LAKE ORANGE: Angler’s Landing (540-672-3997) is gearing up for its annual Youth Fishing Day this Saturday (Sept. 15) from noon–4 p.m. The water is clear with temperatures in the upper 70s. With cooler nights and shorter days, the fish are quickly moving into their fall feeding patterns with better daytime feeding by all species in the lake. Largemouth bass are targeting bait fish in the upper end of the lake more aggressively than other areas of the lake. Soft plastics and crank baits draw in the bass in depths up to 8 feet when they are not schooling. Catfishing remains strong throughout the lake on chicken liver and live bait. Again the upper end seems to be producing the best catfish bite. Crappie fishing has picked up in the last week or so using small minnows as bait.
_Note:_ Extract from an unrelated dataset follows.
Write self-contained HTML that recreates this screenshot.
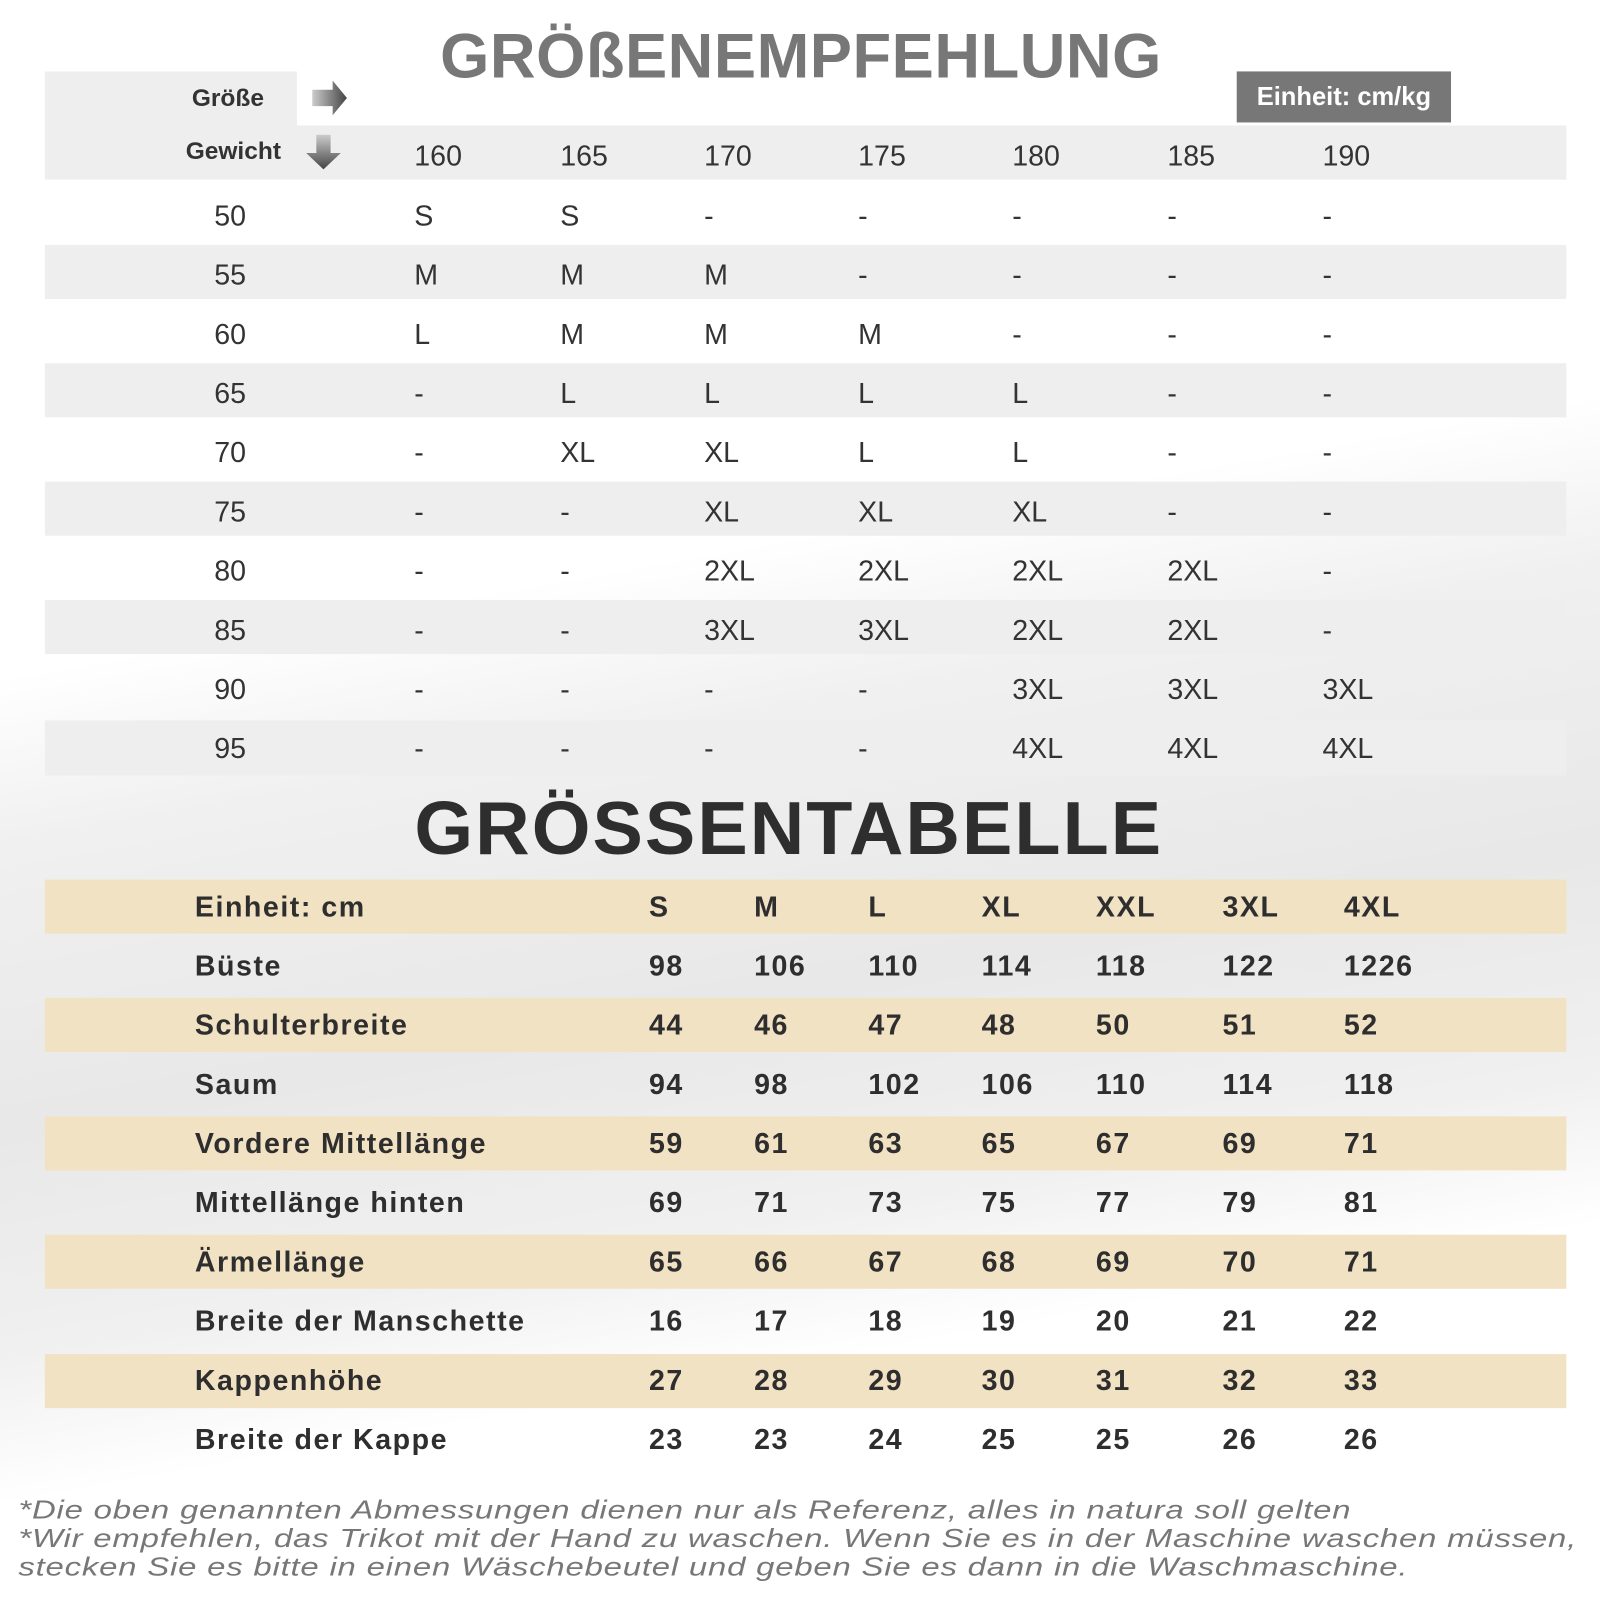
<!DOCTYPE html>
<html><head><meta charset="utf-8"><style>
html,body{margin:0;padding:0;width:1600px;height:1600px;overflow:hidden;background:#fff}
#w{position:absolute;left:0;top:0;width:1568px;height:1568px;transform:scale(1.020408);transform-origin:0 0;font-family:"Liberation Sans",sans-serif;
background:linear-gradient(170deg,#fff 0%,#fff 36%,#f0f0f0 45%,#e8e8e8 60%,#f0f0f0 72%,#fff 80%,#fff 100%)}
.a{position:absolute}
.band{position:absolute;left:44px;width:1491px;height:53px}
.g{background:#eeeeee}
.y{background:#f2e2c4}
.r{position:absolute;left:0;width:1568px;height:58px;line-height:58px;font-size:28px;color:#333}
.r span{position:absolute;top:0;white-space:nowrap}
.t2 .r{font-weight:bold;color:#2e2e2e;letter-spacing:1.5px}
.c0{left:210px}.c1{left:406px}.c2{left:549px}.c3{left:690px}.c4{left:841px}.c5{left:992px}.c6{left:1144px}.c7{left:1296px}
.d0{left:191px}.d1{left:636px}.d2{left:739px}.d3{left:851px}.d4{left:962px}.d5{left:1074px}.d6{left:1198px}.d7{left:1317px}
.fn{position:absolute;left:18px;font-size:25px;font-style:italic;color:#777;white-space:nowrap;letter-spacing:0.6px;transform:scaleX(1.29);transform-origin:0 0}
</style></head><body><div id="w">
<div class="a" style="left:0;top:20px;width:1568px;text-align:center;font-size:62px;font-weight:900;color:#777;letter-spacing:0.5px;line-height:72px;padding-left:2px;box-sizing:border-box">GRÖßENEMPFEHLUNG</div>
<div class="a" style="left:44px;top:70px;width:247px;height:53px;background:#eee"></div>
<div class="a" style="left:188px;top:80px;font-size:24px;font-weight:bold;color:#333;line-height:34px">Größe</div>
<svg class="a" style="left:304px;top:77px" width="40" height="40"><defs><linearGradient id="h" x1="0" x2="1"><stop offset="0" stop-color="#ccc"/><stop offset="1" stop-color="#444"/></linearGradient><linearGradient id="v" x1="0" y1="0" x2="0" y2="1"><stop offset="0" stop-color="#ccc"/><stop offset="1" stop-color="#444"/></linearGradient></defs><polygon points="2,11 22,11 22,2 36,19 22,36 22,27 2,27" fill="url(#h)"/></svg>
<div class="a" style="left:1212px;top:70px;width:210px;height:50px;background:#777;color:#fff;font-size:25px;font-weight:bold;line-height:50px;text-align:center">Einheit: cm/kg</div>
<div class="band g" style="top:123px"></div>
<div class="band g" style="top:240px"></div>
<div class="band g" style="top:356px"></div>
<div class="band g" style="top:472px"></div>
<div class="band g" style="top:588px"></div>
<div class="band g" style="top:706px;height:54px"></div>
<div class="a" style="left:182px;top:132px;font-size:24px;font-weight:bold;color:#333;line-height:34px">Gewicht</div>
<svg class="a" style="left:298px;top:130px" width="40" height="40"><polygon points="12,2 26,2 26,20 36,20 19,36 2,20 12,20" fill="url(#v)"/></svg>
<div class="r" style="top:124px"><span class="c1">160</span><span class="c2">165</span><span class="c3">170</span><span class="c4">175</span><span class="c5">180</span><span class="c6">185</span><span class="c7">190</span></div>
<div class="r" style="top:183px"><span class="c0">50</span><span class="c1">S</span><span class="c2">S</span><span class="c3">-</span><span class="c4">-</span><span class="c5">-</span><span class="c6">-</span><span class="c7">-</span></div>
<div class="r" style="top:241px"><span class="c0">55</span><span class="c1">M</span><span class="c2">M</span><span class="c3">M</span><span class="c4">-</span><span class="c5">-</span><span class="c6">-</span><span class="c7">-</span></div>
<div class="r" style="top:299px"><span class="c0">60</span><span class="c1">L</span><span class="c2">M</span><span class="c3">M</span><span class="c4">M</span><span class="c5">-</span><span class="c6">-</span><span class="c7">-</span></div>
<div class="r" style="top:357px"><span class="c0">65</span><span class="c1">-</span><span class="c2">L</span><span class="c3">L</span><span class="c4">L</span><span class="c5">L</span><span class="c6">-</span><span class="c7">-</span></div>
<div class="r" style="top:415px"><span class="c0">70</span><span class="c1">-</span><span class="c2">XL</span><span class="c3">XL</span><span class="c4">L</span><span class="c5">L</span><span class="c6">-</span><span class="c7">-</span></div>
<div class="r" style="top:473px"><span class="c0">75</span><span class="c1">-</span><span class="c2">-</span><span class="c3">XL</span><span class="c4">XL</span><span class="c5">XL</span><span class="c6">-</span><span class="c7">-</span></div>
<div class="r" style="top:531px"><span class="c0">80</span><span class="c1">-</span><span class="c2">-</span><span class="c3">2XL</span><span class="c4">2XL</span><span class="c5">2XL</span><span class="c6">2XL</span><span class="c7">-</span></div>
<div class="r" style="top:589px"><span class="c0">85</span><span class="c1">-</span><span class="c2">-</span><span class="c3">3XL</span><span class="c4">3XL</span><span class="c5">2XL</span><span class="c6">2XL</span><span class="c7">-</span></div>
<div class="r" style="top:647px"><span class="c0">90</span><span class="c1">-</span><span class="c2">-</span><span class="c3">-</span><span class="c4">-</span><span class="c5">3XL</span><span class="c6">3XL</span><span class="c7">3XL</span></div>
<div class="r" style="top:705px"><span class="c0">95</span><span class="c1">-</span><span class="c2">-</span><span class="c3">-</span><span class="c4">-</span><span class="c5">4XL</span><span class="c6">4XL</span><span class="c7">4XL</span></div>

<div class="a" style="left:0;top:768px;width:1568px;text-align:center;font-size:74px;font-weight:900;color:#2e2e2e;line-height:88px;letter-spacing:2px;padding-right:22px;box-sizing:border-box">GRÖSSENTABELLE</div>
<div class="band y" style="top:862px"></div>
<div class="band y" style="top:978px"></div>
<div class="band y" style="top:1094px"></div>
<div class="band y" style="top:1210px"></div>
<div class="band y" style="top:1327px"></div>
<div class="t2">
<div class="r" style="top:860px"><span class="d0">Einheit: cm</span><span class="d1">S</span><span class="d2">M</span><span class="d3">L</span><span class="d4">XL</span><span class="d5">XXL</span><span class="d6">3XL</span><span class="d7">4XL</span></div>
<div class="r" style="top:918px"><span class="d0">Büste</span><span class="d1">98</span><span class="d2">106</span><span class="d3">110</span><span class="d4">114</span><span class="d5">118</span><span class="d6">122</span><span class="d7">1226</span></div>
<div class="r" style="top:976px"><span class="d0">Schulterbreite</span><span class="d1">44</span><span class="d2">46</span><span class="d3">47</span><span class="d4">48</span><span class="d5">50</span><span class="d6">51</span><span class="d7">52</span></div>
<div class="r" style="top:1034px"><span class="d0">Saum</span><span class="d1">94</span><span class="d2">98</span><span class="d3">102</span><span class="d4">106</span><span class="d5">110</span><span class="d6">114</span><span class="d7">118</span></div>
<div class="r" style="top:1092px"><span class="d0">Vordere Mittellänge</span><span class="d1">59</span><span class="d2">61</span><span class="d3">63</span><span class="d4">65</span><span class="d5">67</span><span class="d6">69</span><span class="d7">71</span></div>
<div class="r" style="top:1150px"><span class="d0">Mittellänge hinten</span><span class="d1">69</span><span class="d2">71</span><span class="d3">73</span><span class="d4">75</span><span class="d5">77</span><span class="d6">79</span><span class="d7">81</span></div>
<div class="r" style="top:1208px"><span class="d0">Ärmellänge</span><span class="d1">65</span><span class="d2">66</span><span class="d3">67</span><span class="d4">68</span><span class="d5">69</span><span class="d6">70</span><span class="d7">71</span></div>
<div class="r" style="top:1266px"><span class="d0">Breite der Manschette</span><span class="d1">16</span><span class="d2">17</span><span class="d3">18</span><span class="d4">19</span><span class="d5">20</span><span class="d6">21</span><span class="d7">22</span></div>
<div class="r" style="top:1324px"><span class="d0">Kappenhöhe</span><span class="d1">27</span><span class="d2">28</span><span class="d3">29</span><span class="d4">30</span><span class="d5">31</span><span class="d6">32</span><span class="d7">33</span></div>
<div class="r" style="top:1382px"><span class="d0">Breite der Kappe</span><span class="d1">23</span><span class="d2">23</span><span class="d3">24</span><span class="d4">25</span><span class="d5">25</span><span class="d6">26</span><span class="d7">26</span></div>
</div>
<div class="fn" style="top:1466px">*Die oben genannten Abmessungen dienen nur als Referenz, alles in natura soll gelten</div>
<div class="fn" style="top:1494px">*Wir empfehlen, das Trikot mit der Hand zu waschen. Wenn Sie es in der Maschine waschen müssen,</div>
<div class="fn" style="top:1522px">stecken Sie es bitte in einen Wäschebeutel und geben Sie es dann in die Waschmaschine.</div>
</div></body></html>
CHESAPEAKE BAY: Flounder anglers are working a little harder for their catches this week, but those using live bait and drifting with cut bait near the third island of the CBBT are finding some nice fish. Offshore wreck flatfish are also a good alternative. Strip baits bounced over the structure works well for wreck flounder, where keeper sea bass and grey triggerfish will also take your offerings. Cobia are on the move in the lower bay and along the Ocean Front, generating some outstanding top water action. The best bounties are coming from casting live bait and jigs to large pods of cobia swimming on the surface heading towards the mouth of the bay. Spanish mackerel are still responding to trolled spoons along Sandbridge and Dam Neck, as well as around the artificial islands of the CBBT. Sharks are still a big event here, where a variety of toothy critters continue to thrill anglers. Speckled trout are showing more presence in Lynnhaven Inlet, the Poquoson flats, the seaside of Oyster, and the Elizabeth River. Small puppy drum are still available to those casting jigs or offering fresh bait within Lynnhaven or Rudee Inlets. Big red drum will begin to group up as they prepare to leave the area. Sheepshead are still taking offerings along the entire span of the Bay Bridge Tunnel, along with a decent number of keeper-sized tautog. Decent-sized spot are showing along the ocean front and the lower Bay shorelines, rivers and inlets. Chris’ Bait and Tackle reports that the croaker activity out of Oyster slowed up recently, but many anglers a showing an interest in newly discovered odd ribbon fish bite off of Kiptopeke. Billfish of all varieties are invading trolled spreads. Boats are reporting dozens of releases for mostly white marlin, but some sailfish, spearfish, and blue marlin are also visiting trolled spreads. Several swordfish are coming from overnighters, with a few bigger fish beginning to show. Dolphin action is good, with many gaffers over 30 pounds hitting the docks. Nice wahoo are also becoming more common in 50 to 100 fathoms.